漂亮的小美人僵住动作,乖乖的看他,有些发懵,像一张白纸一样,未经沾染许多世俗。
“我…没有谈过。”
“怎么谈恋爱?”
男人温柔的大掌落下来,清淡的视线移开,他薄唇抿起,去看楼下飘落在地上的桃花,病号服的衣角随风飘舞,“骗你的,不需要。”
“我什么都得到过,死亡并不遗憾。”
很快,他也会葬在自己选好的墓碑里,不应该去做多余的事情了,“倒是你,好好照顾你的家人,不要被坏人骗了。
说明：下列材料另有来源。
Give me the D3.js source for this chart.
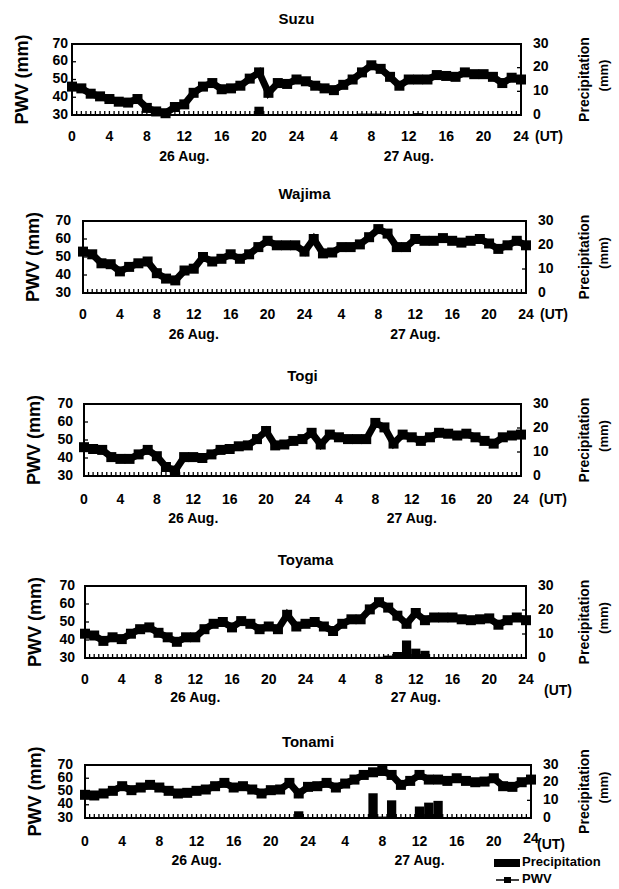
<!DOCTYPE html>
<meta charset="utf-8">
<head>
	<title>PWV and precipitation, 26-27 Aug.</title>
	<script type="text/javascript" src="https://d3js.org/d3.v7.min.js"></script>
	<style>
		body { margin: 0; background: #fff; }
		text {
			font-family: "Liberation Sans", Arial, sans-serif;
			font-weight: bold;
			fill: #000;
		}
		.frame { fill: none; stroke: #000; stroke-width: 2; }
		.tick { stroke: #000; stroke-width: 1.3; }
		.pwv-line { fill: none; stroke: #000; stroke-width: 7; stroke-linejoin: miter; }
		.pwv-mark { fill: #000; }
		.rain { fill: #000; }
	</style>
</head>
<body>
	<div id="chart"></div>
	<script>
		// hours from 00 UT 26 Aug. to 24 UT 27 Aug.
		var hours = [0, 1, 2, 3, 4, 5, 6, 7, 8, 9, 10, 11, 12, 13, 14, 15, 16, 17, 18, 19, 20, 21, 22, 23, 24,
			25, 26, 27, 28, 29, 30, 31, 32, 33, 34, 35, 36, 37, 38, 39, 40, 41, 42, 43, 44, 45, 46, 47, 48];
		var tickHours = [0, 4, 8, 12, 16, 20, 24, 28, 32, 36, 40, 44, 48];
		var tickLabels = ["0", "4", "8", "12", "16", "20", "24", "4", "8", "12", "16", "20", "24"];
		var pwvTicks = [30, 40, 50, 60, 70];
		var rainTicks = [0, 10, 20, 30];

		var stations = ["Suzu", "Wajima", "Togi", "Toyama", "Tonami"];

		// PWV (mm), hourly
		var suzuPwv = [46, 45, 42, 40.5, 39, 37.5, 37, 39, 34, 32, 31, 34.5, 36, 42.5, 46, 48, 44.5, 45, 46.5, 50.5, 54, 42.5, 48, 47.5, 50,
			49, 46.5, 45, 44, 47, 50, 54, 58, 56, 51.5, 46.5, 50, 50, 50, 52.5, 52, 51.5, 54, 53, 53, 51.5, 48, 51, 50];
		var wajimaPwv = [53, 51.5, 46.5, 46, 42, 44.5, 46.5, 47.5, 41, 38, 37, 42.5, 43.5, 50, 47.5, 49, 51.5, 49, 51.5, 55.5, 59, 56.5, 56.5, 56.5, 53,
			60, 52, 52.5, 55.5, 55.5, 57, 61, 65.5, 63, 55.5, 55.5, 60, 59, 59, 60.5, 59, 58, 59, 60, 57.5, 54.5, 56.5, 59, 56.5];
		var togiPwv = [46, 45, 44.5, 40.5, 39.5, 39.5, 42, 44.5, 41, 35, 33, 40.5, 40.5, 40, 42, 44.5, 45, 46.5, 47, 50.5, 55, 47, 47.5, 49.5, 50.5,
			54, 47.5, 53, 51.5, 50.5, 50.5, 50.5, 59.5, 57, 48, 53, 51.5, 49.5, 51.5, 54, 53.5, 52.5, 53.5, 51.5, 49.5, 48, 51.5, 52.5, 53];
		var toyamaPwv = [43.5, 42.5, 39.5, 41.5, 40.5, 43.5, 46, 47, 44, 41.5, 39, 41.5, 41.5, 46, 49, 50, 47, 50.5, 49, 46, 47.5, 46, 54, 47.5, 49,
			50, 47.5, 45, 49, 51.5, 51.5, 57, 61, 58, 53.5, 49, 55, 51, 52.5, 52.5, 52.5, 51.5, 51, 51.5, 52, 48.5, 51, 52.5, 51];
		var tonamiPwv = [47.5, 47, 48.5, 50.5, 54, 51, 53, 55, 53, 50.5, 48.5, 49, 50.5, 51.5, 54, 56.5, 53, 54, 51.5, 48.5, 51, 51.5, 56.5, 48.5, 53.5,
			54, 56.5, 53, 56, 59, 62.5, 64.5, 65.5, 62.5, 55, 58, 62.5, 59, 59, 58, 60, 58, 57, 57.5, 60, 54, 53.5, 57, 59];

		// precipitation (mm), only the hours with rain
		var suzuRainHours = [20, 31, 32, 33, 37];
		var suzuRain = [3.5, 0.6, 0.6, 0.6, 0.8];
		var wajimaRainHours = [];
		var wajimaRain = [];
		var togiRainHours = [];
		var togiRain = [];
		var toyamaRainHours = [32, 33, 34, 35, 36, 37];
		var toyamaRain = [0.5, 1, 2.5, 7.3, 3.9, 3];
		var tonamiRainHours = [23, 31, 32, 33, 36, 37, 38];
		var tonamiRain = [3.8, 14, 0.8, 10, 6.5, 8.7, 9.7];

		var pwvSeries = [suzuPwv, wajimaPwv, togiPwv, toyamaPwv, tonamiPwv];
		var rainHourSeries = [suzuRainHours, wajimaRainHours, togiRainHours, toyamaRainHours, tonamiRainHours];
		var rainSeries = [suzuRain, wajimaRain, togiRain, toyamaRain, tonamiRain];

		// panel boxes (left, right, top, bottom) and label offsets
		var layout = [
			{ l: 72, r: 521, t: 44, b: 115, titleY: 20, tickY: 137, dateY: 157, gap: 4, utDx: 14, utDy: 0 },
			{ l: 83, r: 526, t: 221, b: 293, titleY: 195, tickY: 315, dateY: 335, gap: 12, utDx: 14, utDy: 0 },
			{ l: 84, r: 521, t: 404, b: 476, titleY: 377, tickY: 500, dateY: 519, gap: 11, utDx: 18, utDy: 0 },
			{ l: 85, r: 526, t: 586, b: 658, titleY: 561, tickY: 680, dateY: 698, gap: 10, utDx: 18, utDy: 11 },
			{ l: 85, r: 531, t: 765, b: 818, titleY: 743, tickY: 842, dateY: 861, gap: 12, utDx: 6, utDy: 3 }
		];

		var width = 619;
		var height = 889;
		var svg = d3.select("#chart").append("svg")
			.attr("width", width)
			.attr("height", height)
			.style("background-color", "#fff");

		stations.forEach(function (name, i) {
			var p = layout[i];
			var g = svg.append("g");
			var x = d3.scaleLinear().domain([0, 48]).range([p.l, p.r]);
			var yL = d3.scaleLinear().domain([30, 70]).range([p.b, p.t]);
			var yR = d3.scaleLinear().domain([0, 30]).range([p.b, p.t]);

			// precipitation bars
			var rain = rainHourSeries[i].map(function (h, k) { return { h: h, v: rainSeries[i][k] }; });
			g.selectAll("rect.rain")
				.data(rain)
				.enter().append("rect")
				.attr("class", "rain")
				.attr("x", function (d) { return x(d.h - 0.5); })
				.attr("width", function (d) { return x(d.h + 0.5) - x(d.h - 0.5); })
				.attr("y", function (d) { return yR(d.v); })
				.attr("height", function (d) { return yR(0) - yR(d.v); });

			// half-hour ticks along the bottom, pointing in
			var halfHours = d3.range(1, 96).map(function (k) { return k / 2; });
			g.selectAll("line.bt")
				.data(halfHours)
				.enter().append("line")
				.attr("class", "tick")
				.attr("x1", function (d) { return x(d); })
				.attr("x2", function (d) { return x(d); })
				.attr("y1", p.b)
				.attr("y2", p.b - 4);

			// inner ticks on the two value axes
			g.selectAll("line.lt")
				.data(pwvTicks.slice(1, -1))
				.enter().append("line")
				.attr("class", "tick")
				.attr("x1", p.l).attr("x2", p.l + 4)
				.attr("y1", function (d) { return yL(d); })
				.attr("y2", function (d) { return yL(d); });
			g.selectAll("line.rt")
				.data(rainTicks.slice(1, -1))
				.enter().append("line")
				.attr("class", "tick")
				.attr("x1", p.r).attr("x2", p.r - 4)
				.attr("y1", function (d) { return yR(d); })
				.attr("y2", function (d) { return yR(d); });

			g.append("rect")
				.attr("class", "frame")
				.attr("x", p.l).attr("y", p.t)
				.attr("width", p.r - p.l).attr("height", p.b - p.t);

			// PWV line with square markers
			var pts = hours.map(function (h, k) { return [h, pwvSeries[i][k]]; });
			var line = d3.line()
				.x(function (d) { return x(d[0]); })
				.y(function (d) { return yL(d[1]); });
			g.append("path")
				.datum(pts)
				.attr("class", "pwv-line")
				.attr("d", line);
			g.selectAll("rect.pwv-mark")
				.data(pts)
				.enter().append("rect")
				.attr("class", "pwv-mark")
				.attr("x", function (d) { return x(d[0]) - 5; })
				.attr("y", function (d) { return yL(d[1]) - 5; })
				.attr("width", 10)
				.attr("height", 10);

			// labels
			g.append("text")
				.attr("x", (p.l + p.r) / 2)
				.attr("y", p.titleY)
				.attr("text-anchor", "middle")
				.attr("dominant-baseline", "middle")
				.style("font-size", "15px")
				.text(name);

			g.selectAll("text.yl")
				.data(pwvTicks)
				.enter().append("text")
				.attr("x", p.l - p.gap)
				.attr("y", function (d) { return yL(d); })
				.attr("text-anchor", "end")
				.attr("dominant-baseline", "middle")
				.style("font-size", "14px")
				.text(function (d) { return d; });

			g.selectAll("text.yr")
				.data(rainTicks)
				.enter().append("text")
				.attr("x", p.r + 12)
				.attr("y", function (d) { return yR(d); })
				.attr("dominant-baseline", "middle")
				.style("font-size", "14px")
				.text(function (d) { return d; });

			g.selectAll("text.xt")
				.data(tickHours)
				.enter().append("text")
				.attr("x", function (d) { return x(d); })
				.attr("y", function (d, k) { return (i == 4 && k == 12) ? p.tickY - 3 : p.tickY; })
				.attr("text-anchor", "middle")
				.attr("dominant-baseline", "middle")
				.style("font-size", "14px")
				.text(function (d, k) { return tickLabels[k]; });

			g.append("text")
				.attr("x", p.r + p.utDx)
				.attr("y", p.tickY + p.utDy)
				.attr("dominant-baseline", "middle")
				.style("font-size", "14px")
				.text("(UT)");

			g.append("text")
				.attr("x", x(12))
				.attr("y", p.dateY)
				.attr("text-anchor", "middle")
				.attr("dominant-baseline", "middle")
				.style("font-size", "14px")
				.text("26  Aug.");
			g.append("text")
				.attr("x", x(36))
				.attr("y", p.dateY)
				.attr("text-anchor", "middle")
				.attr("dominant-baseline", "middle")
				.style("font-size", "14px")
				.text("27  Aug.");

			g.append("text")
				.attr("transform", "translate(" + (p.l - 49) + "," + ((p.t + p.b) / 2) + ") rotate(-90)")
				.attr("text-anchor", "middle")
				.attr("dominant-baseline", "middle")
				.style("font-size", "18px")
				.text("PWV (mm)");

			g.append("text")
				.attr("transform", "translate(585," + ((p.t + p.b) / 2) + ") rotate(-90)")
				.attr("text-anchor", "middle")
				.attr("dominant-baseline", "middle")
				.style("font-size", "14px")
				.text("Precipitation");
			g.append("text")
				.attr("transform", "translate(605," + ((p.t + p.b) / 2 - 4) + ") rotate(-90)")
				.attr("text-anchor", "middle")
				.attr("dominant-baseline", "middle")
				.style("font-size", "13px")
				.text("(mm)");
		});

		// legend
		var legend = svg.append("g");
		legend.append("rect")
			.attr("x", 494).attr("y", 859)
			.attr("width", 26).attr("height", 8)
			.attr("fill", "#000");
		legend.append("text")
			.attr("x", 522).attr("y", 863)
			.attr("dominant-baseline", "middle")
			.style("font-size", "13px")
			.text("Precipitation");
		legend.append("line")
			.attr("x1", 496).attr("x2", 519)
			.attr("y1", 880).attr("y2", 880)
			.attr("stroke", "#000").attr("stroke-width", 1.5);
		legend.append("rect")
			.attr("x", 504).attr("y", 877)
			.attr("width", 7).attr("height", 6)
			.attr("fill", "#000");
		legend.append("text")
			.attr("x", 522).attr("y", 880)
			.attr("dominant-baseline", "middle")
			.style("font-size", "13px")
			.text("PWV");
	</script>
</body>
</html>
”
阮奚这样单纯的小太阳,应该快快乐乐的。
小美人脸颊微粉,不知为何,他很想多多看看他,手指垂落在身侧,风从中间飘过。
“谢先生,谢谢你。”
他攥着手指,仿佛握住了风,“我能知道您的名字吗?”
“等我死后,你要去祭拜我吗?”
“不是…”
屋里面的喧嚣声渐渐停了,谢宴辞插着口袋往里面走,往自己排的位置上坐下,目光平直,是清冷矜贵的模样。
“谢宴辞。”
阮奚在心里重复,乖乖道:“我记住了。”
明明调查出来阮奚叫什么。
谢宴辞抬眸,看站在面前的人,“你叫什么名字?”
“阮奚。”
他们没有交流太多,妈妈从化疗室出来了。
化疗是很痛苦的过程,每一次都会加倍的痛苦,阮奚搀扶着母亲,“妈妈,你还好吗?”
阮静茹脸色很难看,扯出一个笑容看他,“宝贝,妈妈只是还没有适应,不用担心。”
每一周两次,要一直吃药。
一个星期要花掉五万块。
阮奚把妈妈扶回去,让她躺下来休息,看她呕吐难受的样子,抿着嘴巴,一点没有哭出来。
“妈妈,我会陪你的。”
妈妈看着他,温柔中带着疲倦,“奚奚乖,妈妈想回家了,我们一起回去,好不好?”
“不要,妈妈。”
“我想您继续陪着我。”
还有一个方式,是做切除手术,需要等医生排期。
小美人跑去楼道里,拿出手机,“我做练习生,你们会负责我妈妈的医药费吗?”
“我要签合同。”
晚上的时候,阮奚把事情和妈妈说清楚了,十八岁的阮奚迎来了极速的成长阶段,他休学,请学校法律系的学长帮忙看合同,记得谢先生说的话。
并且,努力的融入陌生环境。
在深夜练习结束后,会跑到医院,把每天闲暇时期写的信和收集的有趣事情留给妈妈看,小仓鼠一样,背着满满的包过来,空荡荡的离开。